In “Dispatches from the Fields,” Ariane Lotti and Stephanie Ogburn, who are working on small farms in Iowa and Colorado this season, share their thoughts on producing real food in the midst of America’s agro-industrial landscape.


Now that Iowa has started to dry out from record flooding, farmers are looking to their fields and feeling the uncertainty of this year’s crop. For conventional commodity crop farmers, that feeling is fleeting; they can breathe a sigh of relief knowing that government-backed crop insurance and disaster assistance programs [PDF] will cover their losses. For Iowa’s alternative farmers, government-backed crop insurance is a pipe dream that requires them to be innovative in their risk management strategies.

Conventional commodity crop farmers can turn to the government for help in times of crop disasters, and with the passage of the 2008 Farm Bill, disaster assistance has become a permanent program. This means that in addition to benefiting from government-subsidized crop insurance, commodity crop farmers will also have a government program to fall back on when “disaster” strikes (often in the form of drought or flooding). How these funds will be used in Iowa has yet to be determined as the regulations have yet to be written, but the USDA’s Risk Management Agency has started providing assistance to commodity farmers for how to deal with crop losses and to seek assistance.

Where does this leave Iowa’s non-commodity crop farmers? Like the commodity crop farmers, the alternative farmers’ fields have been flooded (some organic farmers report lower flooding levels because of the higher water-holding capacity of soils farmed organically), and they will experience the mix of lower production, delayed harvests, and flat-out crop loss that result from the devastating floods. But they don’t have the government watching their backs.

Jan Libbey and Tim Landgraf run a Community-Supported Agriculture operation, One Step at a Time Gardens, in North Central Iowa. In a CSA, customers pay the farmer through purchase of a share at the beginning of the season and receive a weekly delivery of fresh, seasonal produce. This exchange works as a form of risk-sharing for the farmer, who has the assurance of demand and payment for the crops throughout the season. Jan and Tim have six acres in vegetable production to supply a 112-member CSA, two weekly markets, and wholesale orders.

For Jan and Tim, the heavy rains and subsequent flooding mean that there will be a significant reduction in the supply of early season crops; the total radish harvest, which normally yields over 600 lbs. of radishes per year, plummeted to just 45 lbs. this season.

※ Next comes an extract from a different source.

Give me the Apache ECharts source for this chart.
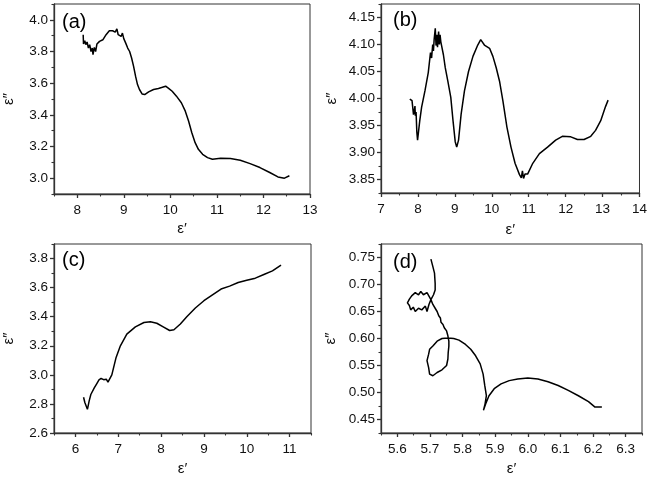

Other crops that have experienced failure include spinach, lettuce, Asian greens, and sweet potatoes. The green and fall onions, broccoli, peas, and first two plantings of green beans are slow to mature and along with the later season crops — tomatoes, peppers, and eggplant — will have a later-than-planned harvest. This is the first time in their 13 years of running a CSA that Jan and Tim have experienced crop damage this pervasive.

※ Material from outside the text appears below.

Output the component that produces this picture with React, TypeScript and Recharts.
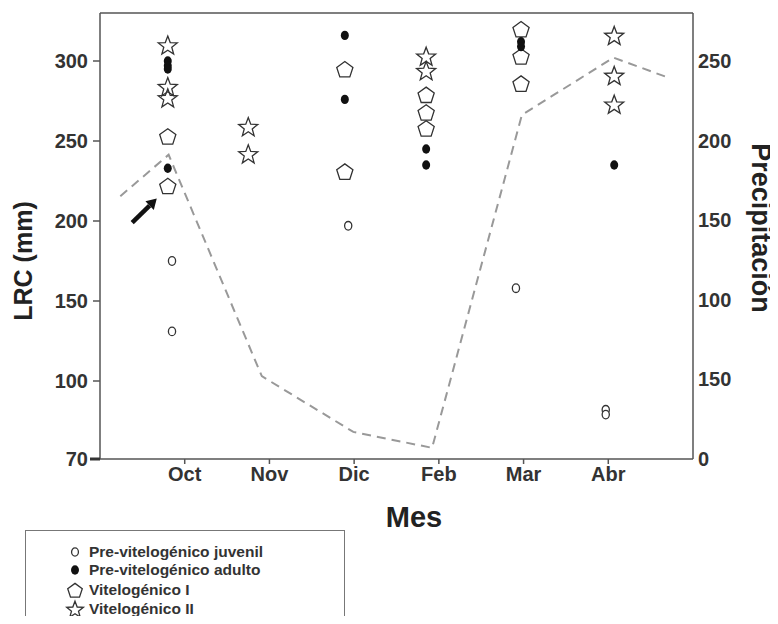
import React from 'react';
import {
    ComposedChart,
    Scatter,
    Line,
    XAxis,
    YAxis,
    ReferenceLine,
} from 'recharts';

const months = ['Oct', 'Nov', 'Dic', 'Feb', 'Mar', 'Abr'];
const monthTicks = [1, 2, 3, 4, 5, 6];
// where each month's samples sit along the x axis
const sampleX = [0.8, 1.75, 2.89, 3.85, 4.97, 6.07];
const juvenilX = [0.85, 1.75, 2.93, 3.85, 4.91, 5.97];

// LRC (mm) per month
const juvenil = [[175, 131], [], [197], [], [158], [82, 79]];
const adulto = [[300, 297, 295, 233], [], [316, 276], [245, 235], [312, 309], [235]];
const vitelogenicoI = [[253, 222], [], [295, 231], [279, 268, 258], [320, 303, 286], []];
const vitelogenicoII = [[310, 284, 277], [259, 242], [], [303, 294], [], [316, 291, 273]];

// precipitation line
const rainX = [0.24, 0.81, 1.91, 2.99, 3.92, 4.98, 6.06, 6.73];
const rainMm = [165, 191, 52, 17, 7, 216, 252, 239];

const leftTicks = [51.25, 100, 150, 200, 250, 300];
const rightTicks = [0, 50, 100, 150, 200, 250];

const toPoints = (vals: number[][], xs: number[]) =>
    vals.flatMap((col, i) => col.map((y) => ({ x: xs[i], y })));

const rainData = rainX.map((x, i) => ({ x, p: rainMm[i] }));

const FONT = '"Liberation Sans", Arial, Helvetica, sans-serif';
const INK = '#333';

const OpenCircle = ({ cx, cy, s = 1 }: any) => (
    <ellipse cx={cx} cy={cy} rx={3.6 * s} ry={4.3 * s} fill="#fff" stroke={INK} strokeWidth={1.3} />
);

const FilledDot = ({ cx, cy, s = 1 }: any) => (
    <ellipse cx={cx} cy={cy} rx={4 * s} ry={4.7 * s} fill="#111" />
);

const pentagonPath = (cx: number, cy: number, r: number) =>
    Array.from({ length: 5 }, (_, k) => {
        const a = ((-90 + k * 72) * Math.PI) / 180;
        return `${cx + r * Math.cos(a)},${cy + r * Math.sin(a) + 1}`;
    }).join(' ');

const starPath = (cx: number, cy: number, ro: number, ri: number) =>
    Array.from({ length: 10 }, (_, k) => {
        const a = ((-90 + k * 36) * Math.PI) / 180;
        const r = k % 2 === 0 ? ro : ri;
        return `${cx + r * Math.cos(a)},${cy + r * Math.sin(a) + 1}`;
    }).join(' ');

const Pentagon = ({ cx, cy, s = 1 }: any) => (
    <polygon points={pentagonPath(cx, cy, 8.5 * s)} fill="none" stroke={INK} strokeWidth={1.3} />
);

const Star = ({ cx, cy, s = 1 }: any) => (
    <polygon points={starPath(cx, cy, 10 * s, 4.2 * s)} fill="none" stroke={INK} strokeWidth={1.3} />
);

const Arrow = (props: any) => {
    const { x1, y1, x2, y2 } = props;
    const ang = Math.atan2(y2 - y1, x2 - x1);
    const len = 10;
    const bx = x2 - len * Math.cos(ang);
    const by = y2 - len * Math.sin(ang);
    const w = 6;
    const px = -Math.sin(ang) * w;
    const py = Math.cos(ang) * w;
    return (
        <g>
            <line x1={x1} y1={y1} x2={bx} y2={by} stroke="#111" strokeWidth={4.5} />
            <polygon
                points={`${x2},${y2} ${bx + px},${by + py} ${bx - px},${by - py}`}
                fill="#111"
            />
        </g>
    );
};

const tickStyle = { fill: INK, fontSize: 20, fontWeight: 700, fontFamily: FONT };

// left ticks: the bottom one is drawn longer and heavier
const LeftTick = (props: any) => {
    const { x, y, payload } = props;
    const v = payload.value;
    const bottom = v < 60;
    return (
        <g>
            {bottom && <line x1={x + 2} y1={y} x2={x + 12} y2={y} stroke="#333" strokeWidth={3} />}
            <text
                x={x}
                y={y}
                dy="0.355em"
                textAnchor="end"
                fill={INK}
                fontSize={20}
                fontWeight={700}
                fontFamily={FONT}
            >
                {bottom ? '70' : String(v)}
            </text>
        </g>
    );
};

const legendItems = [
    { label: 'Pre-vitelogénico juvenil', Shape: OpenCircle, top: 544, s: 0.95 },
    { label: 'Pre-vitelogénico adulto', Shape: FilledDot, top: 562, s: 1 },
    { label: 'Vitelogénico I', Shape: Pentagon, top: 582, s: 0.9 },
    { label: 'Vitelogénico II', Shape: Star, top: 601, s: 0.88 },
];

function App() {
    return (
        <div
            style={{
                position: 'relative',
                width: 770,
                height: 608,
                overflow: 'hidden',
                fontFamily: FONT,
            }}
        >
            <ComposedChart width={770} height={500} margin={{ top: 5, right: 0, bottom: 0, left: 0 }}>
                <XAxis
                    xAxisId="x"
                    type="number"
                    dataKey="x"
                    domain={[0, 7]}
                    ticks={monthTicks}
                    tickFormatter={(v: number) => months[v - 1]}
                    height={49}
                    tickSize={5}
                    tickMargin={3}
                    tick={tickStyle}
                    axisLine={{ stroke: '#555', strokeWidth: 1.5 }}
                    tickLine={{ stroke: '#555', strokeWidth: 1.5 }}
                />
                <YAxis
                    yAxisId="left"
                    dataKey="y"
                    domain={[51.25, 330]}
                    ticks={leftTicks}
                    allowDataOverflow
                    width={92}
                    tickSize={7}
                    tickMargin={5}
                    tick={(p: any) => <LeftTick {...p} />}
                    axisLine={{ stroke: '#555', strokeWidth: 1.5 }}
                    tickLine={{ stroke: '#555', strokeWidth: 1.5 }}
                />
                <YAxis
                    yAxisId="right"
                    orientation="right"
                    domain={[0, 280]}
                    ticks={rightTicks}
                    tickFormatter={(v: number) => (v === 50 ? '150' : String(v))}
                    allowDataOverflow
                    width={85}
                    tickLine={false}
                    tickSize={0}
                    tickMargin={5}
                    tick={tickStyle}
                    axisLine={{ stroke: '#555', strokeWidth: 1.5 }}
                />
                <ReferenceLine xAxisId="x" yAxisId="left" y={330} stroke="#555" strokeWidth={1.5} />
                <Line
                    xAxisId="x"
                    yAxisId="right"
                    data={rainData}
                    dataKey="p"
                    type="linear"
                    stroke="#999"
                    strokeWidth={2}
                    strokeDasharray="9 6"
                    dot={false}
                    isAnimationActive={false}
                />
                <Scatter
                    xAxisId="x"
                    yAxisId="left"
                    data={toPoints(vitelogenicoI, sampleX)}
                    dataKey="y"
                    shape={(p: any) => <Pentagon {...p} />}
                    isAnimationActive={false}
                />
                <Scatter
                    xAxisId="x"
                    yAxisId="left"
                    data={toPoints(vitelogenicoII, sampleX)}
                    dataKey="y"
                    shape={(p: any) => <Star {...p} />}
                    isAnimationActive={false}
                />
                <Scatter
                    xAxisId="x"
                    yAxisId="left"
                    data={toPoints(adulto, sampleX)}
                    dataKey="y"
                    shape={(p: any) => <FilledDot {...p} />}
                    isAnimationActive={false}
                />
                <Scatter
                    xAxisId="x"
                    yAxisId="left"
                    data={toPoints(juvenil, juvenilX)}
                    dataKey="y"
                    shape={(p: any) => <OpenCircle {...p} />}
                    isAnimationActive={false}
                />
                <ReferenceLine
                    xAxisId="x"
                    yAxisId="left"
                    segment={[{ x: 0.38, y: 199 }, { x: 0.67, y: 214 }]}
                    shape={(p: any) => <Arrow {...p} />}
                />
            </ComposedChart>

            {/* axis titles */}
            <div
                style={{
                    position: 'absolute',
                    left: 15,
                    top: 253,
                    transform: 'translate(-50%, -50%) rotate(-90deg)',
                    whiteSpace: 'nowrap',
                    fontSize: 25,
                    fontWeight: 700,
                    color: '#222',
                }}
            >
                LRC (mm)
            </div>
            <div
                style={{
                    position: 'absolute',
                    left: 752,
                    top: 220,
                    transform: 'translate(-50%, -50%) rotate(90deg)',
                    whiteSpace: 'nowrap',
                    fontSize: 27,
                    fontWeight: 700,
                    color: '#222',
                }}
            >
                Precipitación
            </div>
            <div
                style={{
                    position: 'absolute',
                    left: 406,
                    top: 509,
                    transform: 'translate(-50%, -50%)',
                    whiteSpace: 'nowrap',
                    fontSize: 29,
                    fontWeight: 700,
                    color: '#222',
                }}
            >
                Mes
            </div>

            {/* legend box */}
            <div
                style={{
                    position: 'absolute',
                    left: 17,
                    top: 522,
                    width: 318,
                    height: 120,
                    border: '1.5px solid #777',
                    borderBottom: 'none',
                }}
            />
            {legendItems.map(({ label, Shape, top, s }) => (
                <div
                    key={label}
                    style={{
                        position: 'absolute',
                        left: 57,
                        top: top - 10,
                        height: 20,
                        display: 'flex',
                        alignItems: 'center',
                        whiteSpace: 'nowrap',
                        fontSize: 15.5,
                        fontWeight: 700,
                        color: '#333',
                    }}
                >
                    <svg width={22} height={20}>
                        <Shape cx={10} cy={10} s={s} />
                    </svg>
                    <span style={{ marginLeft: 2 }}>{label}</span>
                </div>
            ))}
        </div>
    );
}

export default App;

In the face of such crop loss, Jan and Tim have very few options. They do not have crop insurance because they are not eligible for it. Crop insurance covers commodity-crop production, not family-run CSAs that produce 50 varieties of crops in a season. Even organic farmers who choose to grow commodity crops are at a disadvantage, having to pay higher premiums than conventional farmers and be valued at a conventional rather than organic price. Alternative farmers like Jan and Tim will also unlikely be eligible for the government’s new permanent disaster program.

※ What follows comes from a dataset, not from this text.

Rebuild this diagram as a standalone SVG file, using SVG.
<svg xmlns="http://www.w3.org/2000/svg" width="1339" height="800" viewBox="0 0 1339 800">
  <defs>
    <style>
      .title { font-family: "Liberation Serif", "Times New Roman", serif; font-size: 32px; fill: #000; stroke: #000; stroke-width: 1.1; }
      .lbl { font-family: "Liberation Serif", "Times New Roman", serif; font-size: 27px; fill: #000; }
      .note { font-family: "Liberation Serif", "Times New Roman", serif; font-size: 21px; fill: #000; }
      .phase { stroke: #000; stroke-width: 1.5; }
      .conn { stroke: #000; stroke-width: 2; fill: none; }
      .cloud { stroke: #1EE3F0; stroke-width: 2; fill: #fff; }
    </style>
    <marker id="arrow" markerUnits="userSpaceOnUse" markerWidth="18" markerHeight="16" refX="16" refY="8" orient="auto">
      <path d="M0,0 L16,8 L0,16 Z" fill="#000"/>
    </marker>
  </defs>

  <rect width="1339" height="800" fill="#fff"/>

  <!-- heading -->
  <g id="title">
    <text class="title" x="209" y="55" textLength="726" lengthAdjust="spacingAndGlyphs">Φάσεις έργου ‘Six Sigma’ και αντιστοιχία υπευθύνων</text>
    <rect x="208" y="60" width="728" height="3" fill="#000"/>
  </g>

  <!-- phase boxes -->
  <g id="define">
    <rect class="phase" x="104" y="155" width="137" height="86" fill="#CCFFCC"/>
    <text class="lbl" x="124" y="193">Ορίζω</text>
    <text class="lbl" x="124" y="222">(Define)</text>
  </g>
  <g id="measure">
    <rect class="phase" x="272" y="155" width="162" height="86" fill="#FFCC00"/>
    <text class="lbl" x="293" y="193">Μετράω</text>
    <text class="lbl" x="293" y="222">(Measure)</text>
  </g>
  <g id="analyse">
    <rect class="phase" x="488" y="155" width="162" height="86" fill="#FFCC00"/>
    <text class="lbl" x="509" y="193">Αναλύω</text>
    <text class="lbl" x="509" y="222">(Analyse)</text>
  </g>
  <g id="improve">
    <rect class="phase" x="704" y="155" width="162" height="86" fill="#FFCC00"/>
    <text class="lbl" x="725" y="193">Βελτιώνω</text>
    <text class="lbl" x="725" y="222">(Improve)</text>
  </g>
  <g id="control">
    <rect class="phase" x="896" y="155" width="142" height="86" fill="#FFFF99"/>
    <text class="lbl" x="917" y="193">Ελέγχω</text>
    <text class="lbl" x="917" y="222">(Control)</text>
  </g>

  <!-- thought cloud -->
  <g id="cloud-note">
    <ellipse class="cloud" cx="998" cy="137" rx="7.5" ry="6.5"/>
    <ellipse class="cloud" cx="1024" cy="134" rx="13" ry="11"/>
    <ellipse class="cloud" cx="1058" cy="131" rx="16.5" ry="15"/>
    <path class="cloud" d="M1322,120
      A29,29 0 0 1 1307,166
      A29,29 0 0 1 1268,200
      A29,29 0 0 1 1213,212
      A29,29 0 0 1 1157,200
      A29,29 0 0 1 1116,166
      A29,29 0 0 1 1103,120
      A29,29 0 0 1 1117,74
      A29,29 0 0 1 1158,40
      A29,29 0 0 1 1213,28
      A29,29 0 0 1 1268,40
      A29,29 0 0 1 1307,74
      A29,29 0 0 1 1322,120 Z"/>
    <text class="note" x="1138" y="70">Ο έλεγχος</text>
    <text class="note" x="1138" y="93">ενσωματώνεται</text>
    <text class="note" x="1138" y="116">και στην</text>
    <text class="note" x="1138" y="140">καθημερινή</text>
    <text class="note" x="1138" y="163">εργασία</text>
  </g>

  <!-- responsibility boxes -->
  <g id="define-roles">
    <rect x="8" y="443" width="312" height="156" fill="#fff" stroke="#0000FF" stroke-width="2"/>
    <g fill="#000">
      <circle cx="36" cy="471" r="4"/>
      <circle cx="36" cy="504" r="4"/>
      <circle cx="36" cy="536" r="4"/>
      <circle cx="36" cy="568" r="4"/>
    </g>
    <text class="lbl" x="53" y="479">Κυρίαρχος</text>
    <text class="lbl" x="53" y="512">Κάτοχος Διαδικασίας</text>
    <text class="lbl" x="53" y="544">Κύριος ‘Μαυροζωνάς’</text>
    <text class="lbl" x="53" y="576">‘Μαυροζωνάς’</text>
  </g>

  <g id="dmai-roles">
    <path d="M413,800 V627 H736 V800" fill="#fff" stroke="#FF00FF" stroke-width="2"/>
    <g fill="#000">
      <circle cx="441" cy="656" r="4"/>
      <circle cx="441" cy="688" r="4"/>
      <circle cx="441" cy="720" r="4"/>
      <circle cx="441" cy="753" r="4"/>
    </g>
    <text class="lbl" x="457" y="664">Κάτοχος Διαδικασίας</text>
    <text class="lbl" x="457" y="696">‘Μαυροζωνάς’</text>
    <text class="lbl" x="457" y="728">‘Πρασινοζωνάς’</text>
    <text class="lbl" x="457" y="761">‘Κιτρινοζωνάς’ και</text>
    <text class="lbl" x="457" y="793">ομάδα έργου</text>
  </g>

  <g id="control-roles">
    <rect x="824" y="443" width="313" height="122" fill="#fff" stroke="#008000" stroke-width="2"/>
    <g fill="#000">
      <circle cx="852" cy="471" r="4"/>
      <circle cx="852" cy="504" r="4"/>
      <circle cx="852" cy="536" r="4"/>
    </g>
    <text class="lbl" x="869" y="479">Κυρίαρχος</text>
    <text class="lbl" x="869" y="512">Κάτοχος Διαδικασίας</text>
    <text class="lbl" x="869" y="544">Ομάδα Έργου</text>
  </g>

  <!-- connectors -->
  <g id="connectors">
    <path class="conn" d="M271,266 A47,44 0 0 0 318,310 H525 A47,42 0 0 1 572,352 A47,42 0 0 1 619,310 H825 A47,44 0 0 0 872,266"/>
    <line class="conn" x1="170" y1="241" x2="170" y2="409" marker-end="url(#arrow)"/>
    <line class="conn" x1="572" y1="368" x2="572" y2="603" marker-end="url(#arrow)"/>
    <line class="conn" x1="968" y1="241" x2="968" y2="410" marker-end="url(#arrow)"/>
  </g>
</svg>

Jan and Tim have had to ask their CSA members to make good on their willingness to share the risk inherent in farming. They suspended their CSA deliveries for one week so that they could focus on weeding and replanting the crops that were damaged. This is not a decision they made lightly; months of planning, numerous calculations, and multiple Excel spreadsheets go into making sure that they produce enough to supply all of their demand consistently throughout the season, without the help of extension agents. There is also the risk that first-time members, experiencing a total bust year right away, will opt-out next year and miss out on the boom years. Jan and Tim plan to compensate their members later on in the season for the current delay, but like the many Midwestern farmers, they expect the impact of the floods to be felt throughout the entire season.

Farming is a risky business for both conventional and alternative farmers. While consumers already take on the risks of conventional commodity crop production by paying taxes, the decision of whether or not to support a more environmentally-responsible and healthy food system is left up to the consumer. While the option of an alternative at the cash register or farmers’ market is an important first step, it is not enough, especially if government programs discriminate so blatantly against non-conventional farmers and many people cannot afford healthy foods.

While crop insurance and disaster assistance do not make for entertaining dinner conversation, they are the nuts and bolts of farming that ultimately determine whether a flooded farm sinks or swims. As the USDA begins the arduous task of writing regulations for the programs in the 2008 Farm Bill, supporters of alternative agriculture must make their voices heard through comment-writing, participation in state technical committees, and advocacy efforts at the local and regional levels.

When the next 500-year flood hits Iowa (based on past flooding, 15 years from now?), the alternative farmers must not be left to drown.